The request ▸
Copy out the listing that follows exactly, dropping every picture.

Supplied information ▸
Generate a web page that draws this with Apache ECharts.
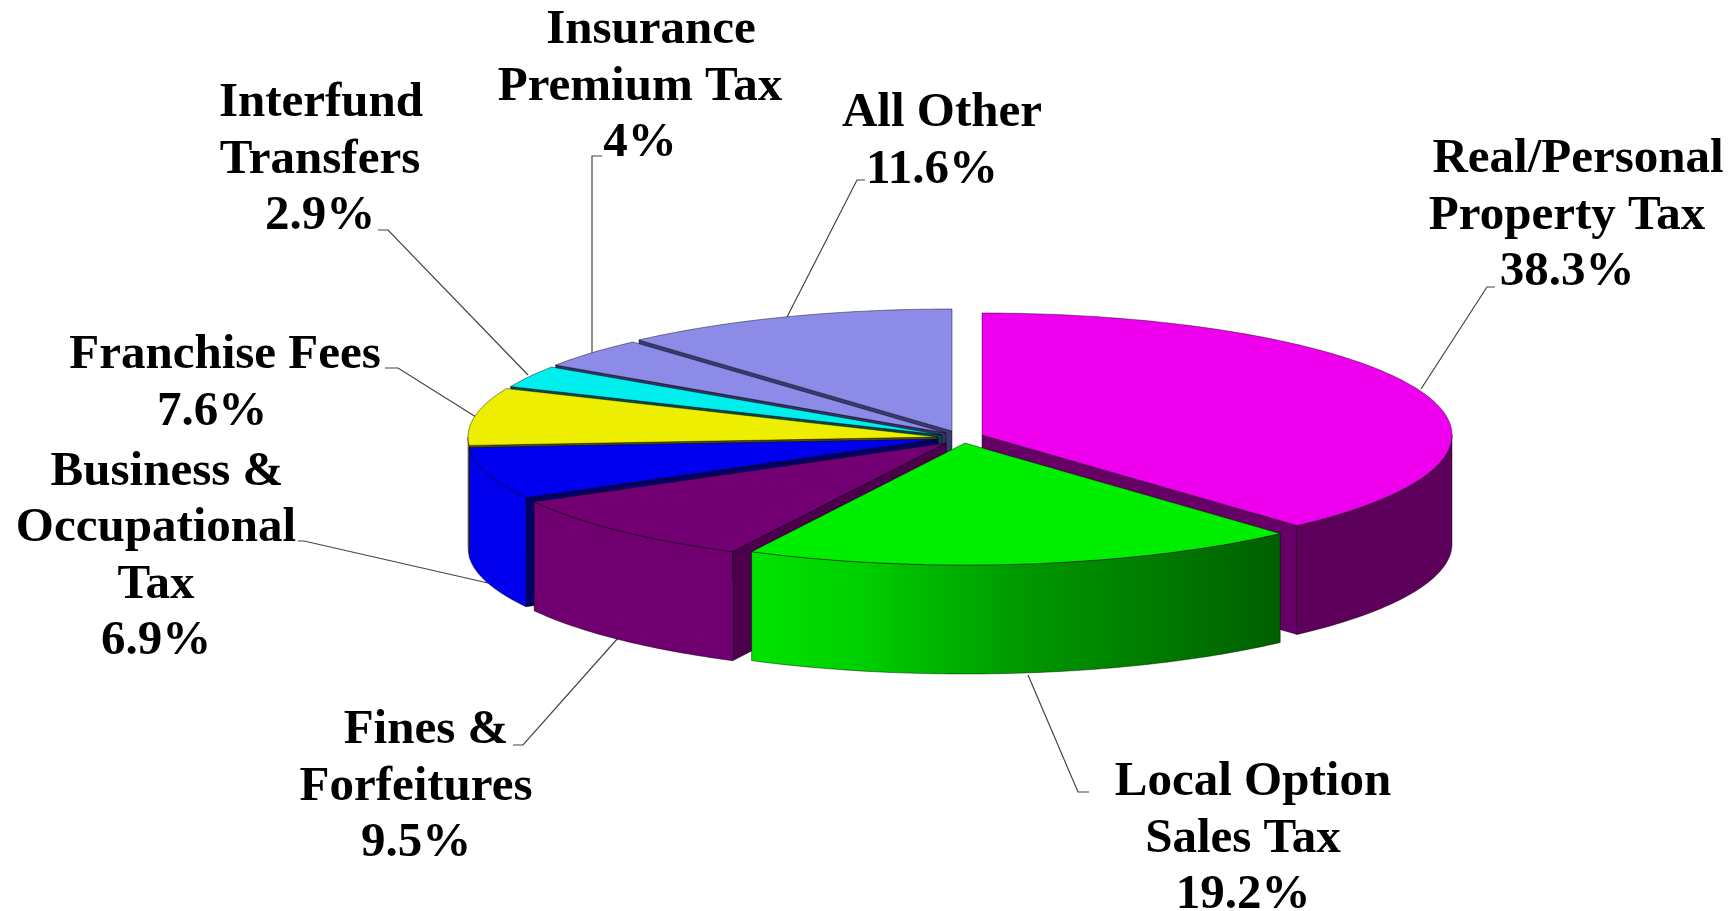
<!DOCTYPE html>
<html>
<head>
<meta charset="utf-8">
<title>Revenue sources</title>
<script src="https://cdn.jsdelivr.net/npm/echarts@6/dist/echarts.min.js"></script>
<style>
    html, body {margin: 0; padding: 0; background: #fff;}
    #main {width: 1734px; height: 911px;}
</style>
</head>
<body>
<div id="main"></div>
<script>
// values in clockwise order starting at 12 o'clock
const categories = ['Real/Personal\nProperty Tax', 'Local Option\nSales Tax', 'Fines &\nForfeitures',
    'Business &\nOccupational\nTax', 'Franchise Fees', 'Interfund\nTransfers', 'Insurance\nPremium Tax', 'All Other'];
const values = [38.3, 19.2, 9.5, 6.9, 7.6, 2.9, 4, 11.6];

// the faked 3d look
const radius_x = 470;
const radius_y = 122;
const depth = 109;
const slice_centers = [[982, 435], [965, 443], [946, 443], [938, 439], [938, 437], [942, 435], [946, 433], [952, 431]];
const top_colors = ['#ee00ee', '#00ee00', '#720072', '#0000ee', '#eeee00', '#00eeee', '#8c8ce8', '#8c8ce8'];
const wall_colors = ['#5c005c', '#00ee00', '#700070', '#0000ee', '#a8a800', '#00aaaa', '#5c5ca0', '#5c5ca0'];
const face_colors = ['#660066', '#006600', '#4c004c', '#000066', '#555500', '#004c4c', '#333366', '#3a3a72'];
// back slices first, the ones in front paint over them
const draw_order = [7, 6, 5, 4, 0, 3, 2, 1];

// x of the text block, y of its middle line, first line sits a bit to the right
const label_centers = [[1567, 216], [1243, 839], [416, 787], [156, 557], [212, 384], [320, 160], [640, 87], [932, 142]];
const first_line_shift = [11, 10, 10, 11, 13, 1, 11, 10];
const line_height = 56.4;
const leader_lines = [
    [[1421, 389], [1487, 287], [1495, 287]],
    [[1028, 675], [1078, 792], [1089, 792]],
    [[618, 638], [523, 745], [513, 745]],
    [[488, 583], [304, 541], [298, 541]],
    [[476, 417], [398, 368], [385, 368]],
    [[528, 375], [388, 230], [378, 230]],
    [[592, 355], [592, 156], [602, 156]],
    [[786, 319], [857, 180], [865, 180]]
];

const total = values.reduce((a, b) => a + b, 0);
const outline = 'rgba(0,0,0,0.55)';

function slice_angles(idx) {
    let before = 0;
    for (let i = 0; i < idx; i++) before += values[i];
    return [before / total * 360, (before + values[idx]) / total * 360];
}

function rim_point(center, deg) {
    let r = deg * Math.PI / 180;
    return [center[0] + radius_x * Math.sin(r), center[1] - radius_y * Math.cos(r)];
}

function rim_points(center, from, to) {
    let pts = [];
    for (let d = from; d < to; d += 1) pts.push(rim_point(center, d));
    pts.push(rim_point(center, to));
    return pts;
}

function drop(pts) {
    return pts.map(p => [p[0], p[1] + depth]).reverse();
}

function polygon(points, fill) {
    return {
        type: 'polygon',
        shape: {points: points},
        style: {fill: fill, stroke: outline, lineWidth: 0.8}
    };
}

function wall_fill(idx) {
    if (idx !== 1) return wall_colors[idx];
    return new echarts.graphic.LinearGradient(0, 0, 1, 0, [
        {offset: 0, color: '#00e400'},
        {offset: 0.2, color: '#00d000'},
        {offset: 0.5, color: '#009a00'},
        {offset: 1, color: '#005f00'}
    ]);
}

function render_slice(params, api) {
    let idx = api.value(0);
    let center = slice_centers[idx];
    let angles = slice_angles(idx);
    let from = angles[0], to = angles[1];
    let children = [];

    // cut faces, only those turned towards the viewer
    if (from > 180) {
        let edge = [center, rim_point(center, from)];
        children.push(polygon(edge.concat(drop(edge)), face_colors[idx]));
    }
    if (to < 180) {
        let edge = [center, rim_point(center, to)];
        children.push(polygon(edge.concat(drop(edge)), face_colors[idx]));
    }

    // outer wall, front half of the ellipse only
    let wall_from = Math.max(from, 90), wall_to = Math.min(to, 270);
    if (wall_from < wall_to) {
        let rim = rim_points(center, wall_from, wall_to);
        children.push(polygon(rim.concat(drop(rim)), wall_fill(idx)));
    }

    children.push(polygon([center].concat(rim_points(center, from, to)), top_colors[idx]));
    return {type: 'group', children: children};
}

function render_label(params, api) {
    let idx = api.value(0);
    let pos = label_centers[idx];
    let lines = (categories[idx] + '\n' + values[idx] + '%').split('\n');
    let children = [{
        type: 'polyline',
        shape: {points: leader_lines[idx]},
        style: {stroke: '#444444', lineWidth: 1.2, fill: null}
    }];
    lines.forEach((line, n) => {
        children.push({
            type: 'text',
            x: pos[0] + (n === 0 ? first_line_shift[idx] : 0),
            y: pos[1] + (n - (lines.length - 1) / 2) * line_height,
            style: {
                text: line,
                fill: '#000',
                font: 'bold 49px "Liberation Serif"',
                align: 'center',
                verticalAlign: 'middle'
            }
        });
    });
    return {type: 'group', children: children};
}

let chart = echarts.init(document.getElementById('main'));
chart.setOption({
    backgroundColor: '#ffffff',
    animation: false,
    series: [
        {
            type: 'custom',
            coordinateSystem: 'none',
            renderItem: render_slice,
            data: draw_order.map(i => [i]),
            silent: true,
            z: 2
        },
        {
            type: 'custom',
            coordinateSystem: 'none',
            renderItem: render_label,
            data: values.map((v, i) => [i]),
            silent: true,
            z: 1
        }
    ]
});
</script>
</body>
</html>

Expected answer ▸
Generate a web page that draws this with Apache ECharts.
<!DOCTYPE html>
<html>
<head>
<meta charset="utf-8">
<title>Revenue sources</title>
<script src="https://cdn.jsdelivr.net/npm/echarts@6/dist/echarts.min.js"></script>
<style>
    html, body {margin: 0; padding: 0; background: #fff;}
    #main {width: 1734px; height: 911px;}
</style>
</head>
<body>
<div id="main"></div>
<script>
// values in clockwise order starting at 12 o'clock
const categories = ['Real/Personal\nProperty Tax', 'Local Option\nSales Tax', 'Fines &\nForfeitures',
    'Business &\nOccupational\nTax', 'Franchise Fees', 'Interfund\nTransfers', 'Insurance\nPremium Tax', 'All Other'];
const values = [38.3, 19.2, 9.5, 6.9, 7.6, 2.9, 4, 11.6];

// the faked 3d look
const radius_x = 470;
const radius_y = 122;
const depth = 109;
const slice_centers = [[982, 435], [965, 443], [946, 443], [938, 439], [938, 437], [942, 435], [946, 433], [952, 431]];
const top_colors = ['#ee00ee', '#00ee00', '#720072', '#0000ee', '#eeee00', '#00eeee', '#8c8ce8', '#8c8ce8'];
const wall_colors = ['#5c005c', '#00ee00', '#700070', '#0000ee', '#a8a800', '#00aaaa', '#5c5ca0', '#5c5ca0'];
const face_colors = ['#660066', '#006600', '#4c004c', '#000066', '#555500', '#004c4c', '#333366', '#3a3a72'];
// back slices first, the ones in front paint over them
const draw_order = [7, 6, 5, 4, 0, 3, 2, 1];

// x of the text block, y of its middle line, first line sits a bit to the right
const label_centers = [[1567, 216], [1243, 839], [416, 787], [156, 557], [212, 384], [320, 160], [640, 87], [932, 142]];
const first_line_shift = [11, 10, 10, 11, 13, 1, 11, 10];
const line_height = 56.4;
const leader_lines = [
    [[1421, 389], [1487, 287], [1495, 287]],
    [[1028, 675], [1078, 792], [1089, 792]],
    [[618, 638], [523, 745], [513, 745]],
    [[488, 583], [304, 541], [298, 541]],
    [[476, 417], [398, 368], [385, 368]],
    [[528, 375], [388, 230], [378, 230]],
    [[592, 355], [592, 156], [602, 156]],
    [[786, 319], [857, 180], [865, 180]]
];

const total = values.reduce((a, b) => a + b, 0);
const outline = 'rgba(0,0,0,0.55)';

function slice_angles(idx) {
    let before = 0;
    for (let i = 0; i < idx; i++) before += values[i];
    return [before / total * 360, (before + values[idx]) / total * 360];
}

function rim_point(center, deg) {
    let r = deg * Math.PI / 180;
    return [center[0] + radius_x * Math.sin(r), center[1] - radius_y * Math.cos(r)];
}

function rim_points(center, from, to) {
    let pts = [];
    for (let d = from; d < to; d += 1) pts.push(rim_point(center, d));
    pts.push(rim_point(center, to));
    return pts;
}

function drop(pts) {
    return pts.map(p => [p[0], p[1] + depth]).reverse();
}

function polygon(points, fill) {
    return {
        type: 'polygon',
        shape: {points: points},
        style: {fill: fill, stroke: outline, lineWidth: 0.8}
    };
}

function wall_fill(idx) {
    if (idx !== 1) return wall_colors[idx];
    return new echarts.graphic.LinearGradient(0, 0, 1, 0, [
        {offset: 0, color: '#00e400'},
        {offset: 0.2, color: '#00d000'},
        {offset: 0.5, color: '#009a00'},
        {offset: 1, color: '#005f00'}
    ]);
}

function render_slice(params, api) {
    let idx = api.value(0);
    let center = slice_centers[idx];
    let angles = slice_angles(idx);
    let from = angles[0], to = angles[1];
    let children = [];

    // cut faces, only those turned towards the viewer
    if (from > 180) {
        let edge = [center, rim_point(center, from)];
        children.push(polygon(edge.concat(drop(edge)), face_colors[idx]));
    }
    if (to < 180) {
        let edge = [center, rim_point(center, to)];
        children.push(polygon(edge.concat(drop(edge)), face_colors[idx]));
    }

    // outer wall, front half of the ellipse only
    let wall_from = Math.max(from, 90), wall_to = Math.min(to, 270);
    if (wall_from < wall_to) {
        let rim = rim_points(center, wall_from, wall_to);
        children.push(polygon(rim.concat(drop(rim)), wall_fill(idx)));
    }

    children.push(polygon([center].concat(rim_points(center, from, to)), top_colors[idx]));
    return {type: 'group', children: children};
}

function render_label(params, api) {
    let idx = api.value(0);
    let pos = label_centers[idx];
    let lines = (categories[idx] + '\n' + values[idx] + '%').split('\n');
    let children = [{
        type: 'polyline',
        shape: {points: leader_lines[idx]},
        style: {stroke: '#444444', lineWidth: 1.2, fill: null}
    }];
    lines.forEach((line, n) => {
        children.push({
            type: 'text',
            x: pos[0] + (n === 0 ? first_line_shift[idx] : 0),
            y: pos[1] + (n - (lines.length - 1) / 2) * line_height,
            style: {
                text: line,
                fill: '#000',
                font: 'bold 49px "Liberation Serif"',
                align: 'center',
                verticalAlign: 'middle'
            }
        });
    });
    return {type: 'group', children: children};
}

let chart = echarts.init(document.getElementById('main'));
chart.setOption({
    backgroundColor: '#ffffff',
    animation: false,
    series: [
        {
            type: 'custom',
            coordinateSystem: 'none',
            renderItem: render_slice,
            data: draw_order.map(i => [i]),
            silent: true,
            z: 2
        },
        {
            type: 'custom',
            coordinateSystem: 'none',
            renderItem: render_label,
            data: values.map((v, i) => [i]),
            silent: true,
            z: 1
        }
    ]
});
</script>
</body>
</html>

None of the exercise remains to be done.